Items from a dataset
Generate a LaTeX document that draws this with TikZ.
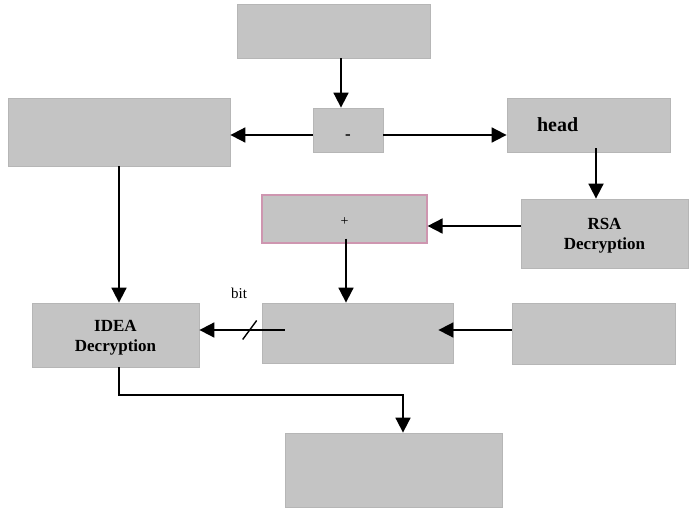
\documentclass[tikz,border=0pt]{standalone}
\usepackage{fontspec}
\setmainfont{Liberation Serif}
\usetikzlibrary{arrows.meta}
\definecolor{boxgray}{RGB}{196,196,196}
\definecolor{edgegray}{RGB}{182,182,182}
\definecolor{edgepink}{RGB}{206,150,176}

\begin{document}
\begin{tikzpicture}[x=1pt, y=-1pt,
    block/.style={draw=edgegray, fill=boxgray, line width=0.8pt, inner sep=0pt,
      font=\fontsize{17}{20}\selectfont\bfseries, align=center},
    arr/.style={-{Triangle[length=15pt,width=15pt]}, line width=1.8pt}]
    \useasboundingbox (0,0) rectangle (690,511);

    \node (Top)   [block, minimum width=193pt, minimum height=54pt] at (333.5,31) {};
    \node (Minus) [block, minimum width=70pt, minimum height=44pt, font=\fontsize{17}{18}\selectfont\bfseries] at (348,130) {\raisebox{-9pt}[0pt][0pt]{-}};
    \node (Left)  [block, minimum width=222pt, minimum height=68pt] at (119,132) {};
    \node (Head)  [block, text width=103pt, inner xsep=30pt, minimum height=54pt, align=left,
      font=\fontsize{20}{22}\selectfont\bfseries] at (588.5,125) {head};
    \node (RSA)   [block, minimum width=167pt, minimum height=69pt] at (604.5,233.5) {\rule{0pt}{15pt}RSA\\Decryption};
    \node (Plus)  [block, draw=edgepink, line width=1.2pt, minimum width=165pt, minimum height=48pt,
      font=\fontsize{14}{16}\selectfont] at (344.5,219) {\raisebox{-6.5pt}[0pt][0pt]{+}};
    \node (IDEA)  [block, minimum width=167pt, minimum height=64pt] at (115.5,335) {\rule{0pt}{17pt}IDEA\\Decryption};
    \node (Mid)   [block, minimum width=191pt, minimum height=60pt] at (357.5,333) {};
    \node (Right) [block, minimum width=163pt, minimum height=61pt] at (593.5,333.5) {};
    \node (Out)   [block, minimum width=217pt, minimum height=74pt] at (393.5,470) {};
    \node (Bit) at (239,293) {\fontsize{15}{17}\selectfont bit};

    \draw[arr] (Top.south -| 341,0) -- (Minus.north -| 341,0);
    \draw[arr] (Minus.west |- 0,135) -- (Left.east |- 0,135);
    \draw[arr] (Minus.east |- 0,135) -- (Head.west |- 0,135);
    \draw[arr] ([yshift=4pt]Head.south -| 596,0) -- (RSA.north -| 596,0);
    \draw[arr] (RSA.west |- 0,226) -- (Plus.east |- 0,226);
    \draw[arr] ([yshift=5pt]Plus.south -| 346,0) -- (Mid.north -| 346,0);
    \draw[arr] (Left.south) -- (Left.south |- IDEA.north);
    \draw[arr] ([xshift=23pt]Mid.west |- 0,330) -- coordinate[pos=0.41] (Cut) (IDEA.east |- 0,330);
    \draw[line width=1.4pt] ([shift={(-7pt,-9.5pt)}]Cut) -- ([shift={(7pt,9.5pt)}]Cut);
    \draw[arr] (Right.west |- 0,330) -- ([xshift=-15pt]Mid.east |- 0,330);
    \draw[arr] (IDEA.south -| Left.south) |- ([xshift=9.5pt]Out.north |- 0,395) -- ([xshift=9.5pt]Out.north);
\end{tikzpicture}
\end{document}
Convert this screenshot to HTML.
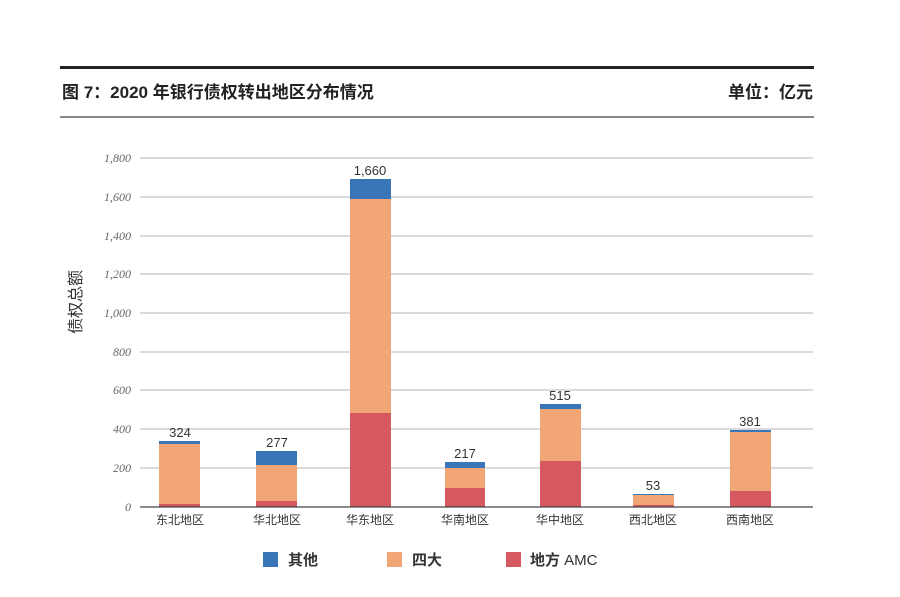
<!DOCTYPE html>
<html><head><meta charset="utf-8"><style>
body{margin:0;background:#fff;}
svg text{font-family:"Liberation Sans","Noto Sans CJK SC",sans-serif;}
svg text.ser{font-family:"Liberation Serif",serif;font-style:italic;}
</style></head><body>
<svg width="900" height="592" viewBox="0 0 900 592" xmlns="http://www.w3.org/2000/svg">
<rect width="900" height="592" fill="#fff"/>
<rect x="60" y="66" width="754" height="3" fill="#222"/>
<text x="62" y="98" font-size="17" font-weight="bold" fill="#222">图 7：2020 年银行债权转出地区分布情况</text>
<text x="813" y="98" font-size="17" font-weight="bold" fill="#222" text-anchor="end">单位：亿元</text>
<rect x="60" y="116" width="754" height="2" fill="#888"/>
<g stroke="#b5b5b5" stroke-width="1">
<line x1="140" x2="813" y1="158" y2="158"/><line x1="140" x2="813" y1="197" y2="197"/>
<line x1="140" x2="813" y1="236" y2="236"/><line x1="140" x2="813" y1="274" y2="274"/>
<line x1="140" x2="813" y1="313" y2="313"/><line x1="140" x2="813" y1="352" y2="352"/>
<line x1="140" x2="813" y1="390" y2="390"/><line x1="140" x2="813" y1="429" y2="429"/>
<line x1="140" x2="813" y1="468" y2="468"/>
</g>
<g font-size="12" fill="#666" text-anchor="end">
<text class="ser" x="131" y="162">1,800</text><text class="ser" x="131" y="201">1,600</text><text class="ser" x="131" y="240">1,400</text>
<text class="ser" x="131" y="278">1,200</text><text class="ser" x="131" y="317">1,000</text><text class="ser" x="131" y="356">800</text>
<text class="ser" x="131" y="394">600</text><text class="ser" x="131" y="433">400</text><text class="ser" x="131" y="472">200</text>
<text class="ser" x="131" y="511">0</text>
</g>
<text transform="translate(81,302) rotate(-90)" font-size="16" fill="#333" text-anchor="middle">债权总额</text>
<g>
<rect x="159" y="441" width="41" height="3" fill="#3a75b8"/><rect x="159" y="444" width="41" height="60" fill="#f2a675"/><rect x="159" y="504" width="41" height="3" fill="#d5595e"/>
<rect x="256" y="451" width="41" height="14" fill="#3a75b8"/><rect x="256" y="465" width="41" height="36" fill="#f2a675"/><rect x="256" y="501" width="41" height="6" fill="#d5595e"/>
<rect x="350" y="179" width="41" height="20" fill="#3a75b8"/><rect x="350" y="199" width="41" height="214" fill="#f2a675"/><rect x="350" y="413" width="41" height="94" fill="#d5595e"/>
<rect x="445" y="462" width="40" height="6" fill="#3a75b8"/><rect x="445" y="468" width="40" height="20" fill="#f2a675"/><rect x="445" y="488" width="40" height="19" fill="#d5595e"/>
<rect x="540" y="404" width="41" height="5" fill="#3a75b8"/><rect x="540" y="409" width="41" height="52" fill="#f2a675"/><rect x="540" y="461" width="41" height="46" fill="#d5595e"/>
<rect x="633" y="494" width="41" height="1" fill="#3a75b8"/><rect x="633" y="495" width="41" height="10" fill="#f2a675"/><rect x="633" y="505" width="41" height="2" fill="#d5595e"/>
<rect x="730" y="430" width="41" height="2" fill="#3a75b8"/><rect x="730" y="432" width="41" height="59" fill="#f2a675"/><rect x="730" y="491" width="41" height="16" fill="#d5595e"/>
</g>
<line x1="140" x2="813" y1="507" y2="507" stroke="#444" stroke-width="1.2"/>
<g font-size="13" fill="#333" text-anchor="middle">
<text x="180" y="437">324</text><text x="277" y="447">277</text><text x="370" y="175">1,660</text>
<text x="465" y="458">217</text><text x="560" y="400">515</text><text x="653" y="490">53</text><text x="750" y="426">381</text>
</g>
<g font-size="12" fill="#333" text-anchor="middle">
<text x="180" y="524">东北地区</text><text x="277" y="524">华北地区</text><text x="370" y="524">华东地区</text>
<text x="465" y="524">华南地区</text><text x="560" y="524">华中地区</text><text x="653" y="524">西北地区</text><text x="750" y="524">西南地区</text>
</g>
<rect x="263" y="552" width="15" height="15" fill="#3a75b8"/>
<text x="288" y="565" font-size="15" font-weight="bold" fill="#333">其他</text>
<rect x="387" y="552" width="15" height="15" fill="#f2a675"/>
<text x="412" y="565" font-size="15" font-weight="bold" fill="#333">四大</text>
<rect x="506" y="552" width="15" height="15" fill="#d5595e"/>
<text x="530" y="565" font-size="15" font-weight="bold" fill="#333">地方 <tspan font-weight="normal">AMC</tspan></text>
</svg>
</body></html>
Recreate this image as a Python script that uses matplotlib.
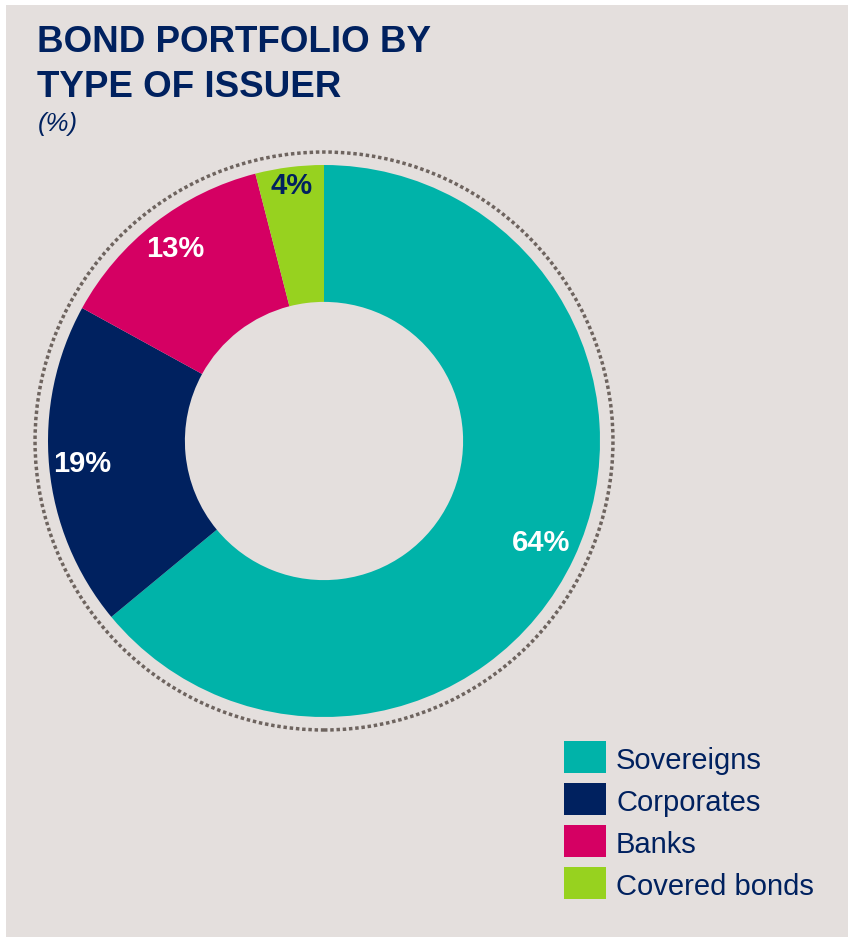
import numpy as np
import matplotlib
matplotlib.use("Agg")
import matplotlib.pyplot as plt
from matplotlib.patches import Rectangle, Circle

# Data
categories = ["Sovereigns", "Corporates", "Banks", "Covered bonds"]
shares = [64, 19, 13, 4]
colors = ["#00B3A9", "#00215F", "#D50063", "#97D21F"]
label_colors = ["white", "white", "white", "#00215F"]
label_radius = [0.87, 0.88, 0.88, 0.93]

title_lines = ["BOND PORTFOLIO BY", "TYPE OF ISSUER"]
subtitle = "(%)"

navy = "#00215F"
bg = "#E4DFDD"
W, H = 849, 939
DPI = 100

plt.rcParams["font.family"] = ["Liberation Sans", "DejaVu Sans"]

fig = plt.figure(figsize=(W / DPI, H / DPI), dpi=DPI)
fig.patch.set_facecolor("white")

# panel background
fig.patches.append(Rectangle((6 / W, 2 / H), (W - 7) / W, (H - 7) / H,
                             transform=fig.transFigure, facecolor=bg,
                             edgecolor="none", zorder=-5))

# title block
for line, base in zip(title_lines, [52, 97]):
    fig.text(37 / W, 1 - base / H, line, ha="left", va="baseline",
             fontsize=26.5, fontweight="bold", color=navy)
fig.text(38 / W, 1 - 131 / H, subtitle, ha="left", va="baseline",
         fontsize=18.5, style="italic", color=navy)

# donut
R_PX = 276
cx, cy = 324, 441
half = 1.1 * R_PX
ax = fig.add_axes([(cx - half) / W, (H - cy - half) / H, 2 * half / W, 2 * half / H])
ax.set_zorder(2)
ax.patch.set_visible(False)
ax.set_aspect("equal")
ax.axis("off")

wedges, _ = ax.pie(shares, colors=colors, startangle=90, counterclock=False,
                   radius=1.0, wedgeprops=dict(width=0.496, edgecolor="none"))
ax.set_xlim(-1.1, 1.1)
ax.set_ylim(-1.1, 1.1)

# dotted outer ring
ring = Circle((0, 0), 1.047, fill=False, edgecolor="#6E645F", linewidth=2.5,
              linestyle=(0, (1.0, 0.8)))
ring.set_capstyle("butt")
ax.add_patch(ring)

# percentage labels at the wedge mid-angles
total = sum(shares)
cum = 0
for val, col, r in zip(shares, label_colors, label_radius):
    mid = (cum + val / 2) / total * 360.0
    ang = np.deg2rad(90 - mid)
    ax.text(r * np.cos(ang), r * np.sin(ang), f"{val}%", ha="center", va="center",
            fontsize=21, fontweight="bold", color=col)
    cum += val

# legend
box_w, box_h = 42, 32
x0 = 564
y_tops = [741, 783, 825, 867]
for name, col, yt in zip(categories, colors, y_tops):
    fig.patches.append(Rectangle((x0 / W, 1 - (yt + box_h) / H), box_w / W, box_h / H,
                                 transform=fig.transFigure, facecolor=col,
                                 edgecolor="none", zorder=2))
    fig.text(616 / W, 1 - (yt + box_h / 2 + 1) / H, name, ha="left", va="center_baseline",
             fontsize=21, color=navy)

fig.savefig("out.png", dpi=DPI, facecolor=fig.get_facecolor())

Exercise description: Leave out the pictures, then repeat the listing above exactly from its first line to the line with "(0,0) rectangle (690,511);", inclusive.

Result:
Generate a LaTeX document that draws this with TikZ.
\documentclass[tikz,border=0pt]{standalone}
\usepackage{fontspec}
\setmainfont{Liberation Serif}
\usetikzlibrary{arrows.meta}
\definecolor{boxgray}{RGB}{196,196,196}
\definecolor{edgegray}{RGB}{182,182,182}
\definecolor{edgepink}{RGB}{206,150,176}

\begin{document}
\begin{tikzpicture}[x=1pt, y=-1pt,
    block/.style={draw=edgegray, fill=boxgray, line width=0.8pt, inner sep=0pt,
      font=\fontsize{17}{20}\selectfont\bfseries, align=center},
    arr/.style={-{Triangle[length=15pt,width=15pt]}, line width=1.8pt}]
    \useasboundingbox (0,0) rectangle (690,511);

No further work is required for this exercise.